▸ Goal of the exercise
Locate every line in the records below that holds the word "this" and return each one.

▸ Exercise inputs
>>>>

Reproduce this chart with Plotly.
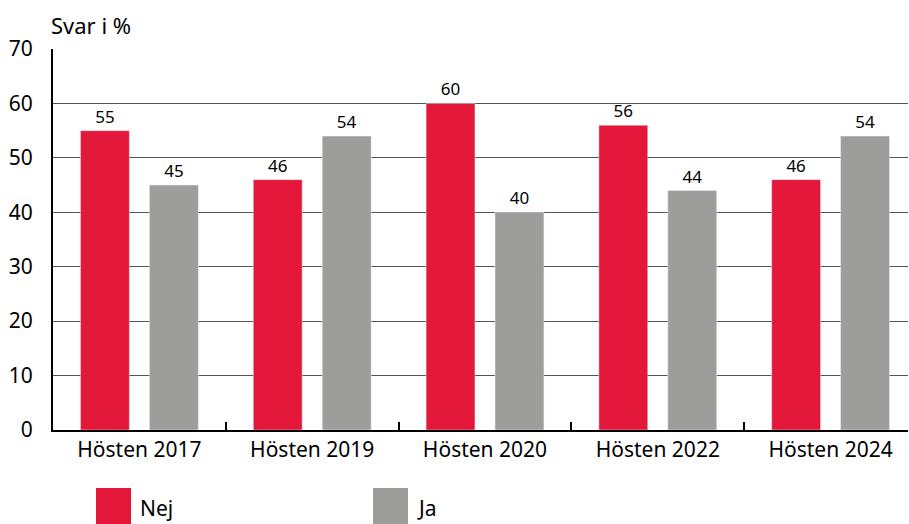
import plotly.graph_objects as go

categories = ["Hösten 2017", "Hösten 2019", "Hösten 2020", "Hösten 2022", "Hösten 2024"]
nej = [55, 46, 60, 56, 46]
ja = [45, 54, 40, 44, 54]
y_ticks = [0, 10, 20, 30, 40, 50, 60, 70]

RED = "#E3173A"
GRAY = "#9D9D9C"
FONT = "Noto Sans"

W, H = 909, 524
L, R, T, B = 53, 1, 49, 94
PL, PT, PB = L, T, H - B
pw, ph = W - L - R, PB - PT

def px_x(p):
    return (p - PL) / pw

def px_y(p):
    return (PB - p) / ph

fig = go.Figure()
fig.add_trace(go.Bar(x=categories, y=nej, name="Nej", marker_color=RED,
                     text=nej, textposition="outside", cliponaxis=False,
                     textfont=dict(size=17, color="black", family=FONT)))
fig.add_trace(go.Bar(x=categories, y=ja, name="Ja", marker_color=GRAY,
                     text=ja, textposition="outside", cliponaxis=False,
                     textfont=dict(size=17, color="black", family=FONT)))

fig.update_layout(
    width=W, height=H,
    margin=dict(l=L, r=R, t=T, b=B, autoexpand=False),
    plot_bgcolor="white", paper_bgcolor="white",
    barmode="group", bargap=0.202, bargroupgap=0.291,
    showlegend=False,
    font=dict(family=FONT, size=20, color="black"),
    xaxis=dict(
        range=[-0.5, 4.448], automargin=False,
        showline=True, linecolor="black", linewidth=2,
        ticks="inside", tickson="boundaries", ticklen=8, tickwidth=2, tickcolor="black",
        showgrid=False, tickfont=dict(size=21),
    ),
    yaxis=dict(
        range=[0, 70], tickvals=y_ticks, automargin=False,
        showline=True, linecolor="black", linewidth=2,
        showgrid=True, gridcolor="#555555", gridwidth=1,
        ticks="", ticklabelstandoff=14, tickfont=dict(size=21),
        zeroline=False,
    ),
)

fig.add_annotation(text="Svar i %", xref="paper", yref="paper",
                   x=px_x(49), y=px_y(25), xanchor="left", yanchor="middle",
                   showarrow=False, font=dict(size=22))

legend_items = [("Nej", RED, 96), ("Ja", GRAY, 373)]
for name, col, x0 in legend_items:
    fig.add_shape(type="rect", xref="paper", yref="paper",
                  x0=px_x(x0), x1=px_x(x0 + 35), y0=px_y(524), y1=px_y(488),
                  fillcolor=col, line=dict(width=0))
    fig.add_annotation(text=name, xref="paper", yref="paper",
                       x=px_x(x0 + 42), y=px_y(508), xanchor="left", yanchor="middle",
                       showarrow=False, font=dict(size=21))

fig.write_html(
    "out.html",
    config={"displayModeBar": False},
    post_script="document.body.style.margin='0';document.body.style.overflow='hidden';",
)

<<<<
>>>>

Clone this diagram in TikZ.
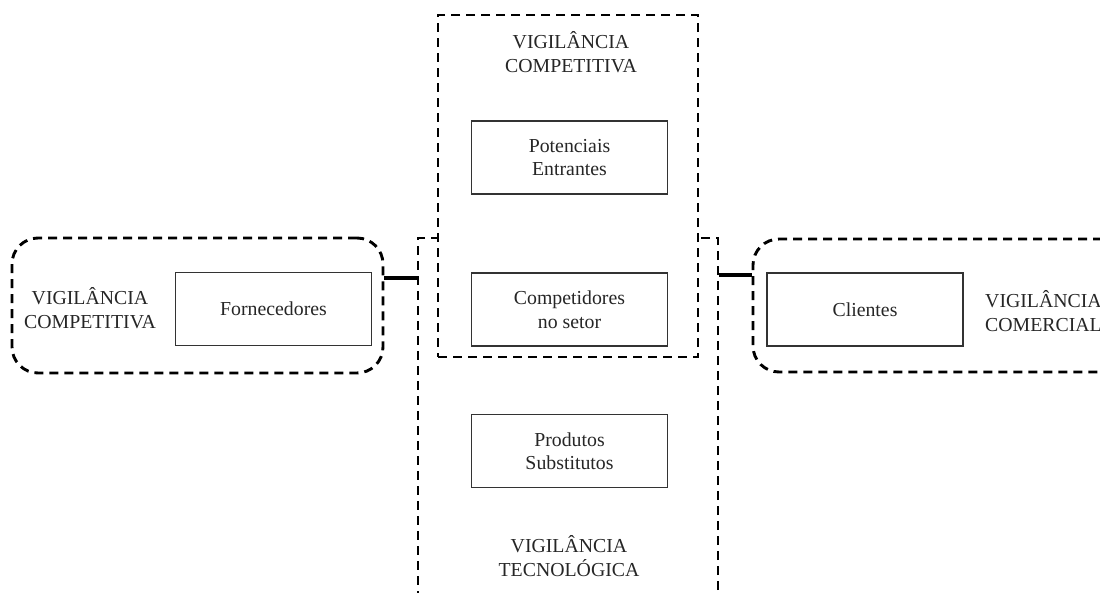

<<<<

▸ Completed task
Reproduce this chart with Plotly.
Clone this diagram in TikZ.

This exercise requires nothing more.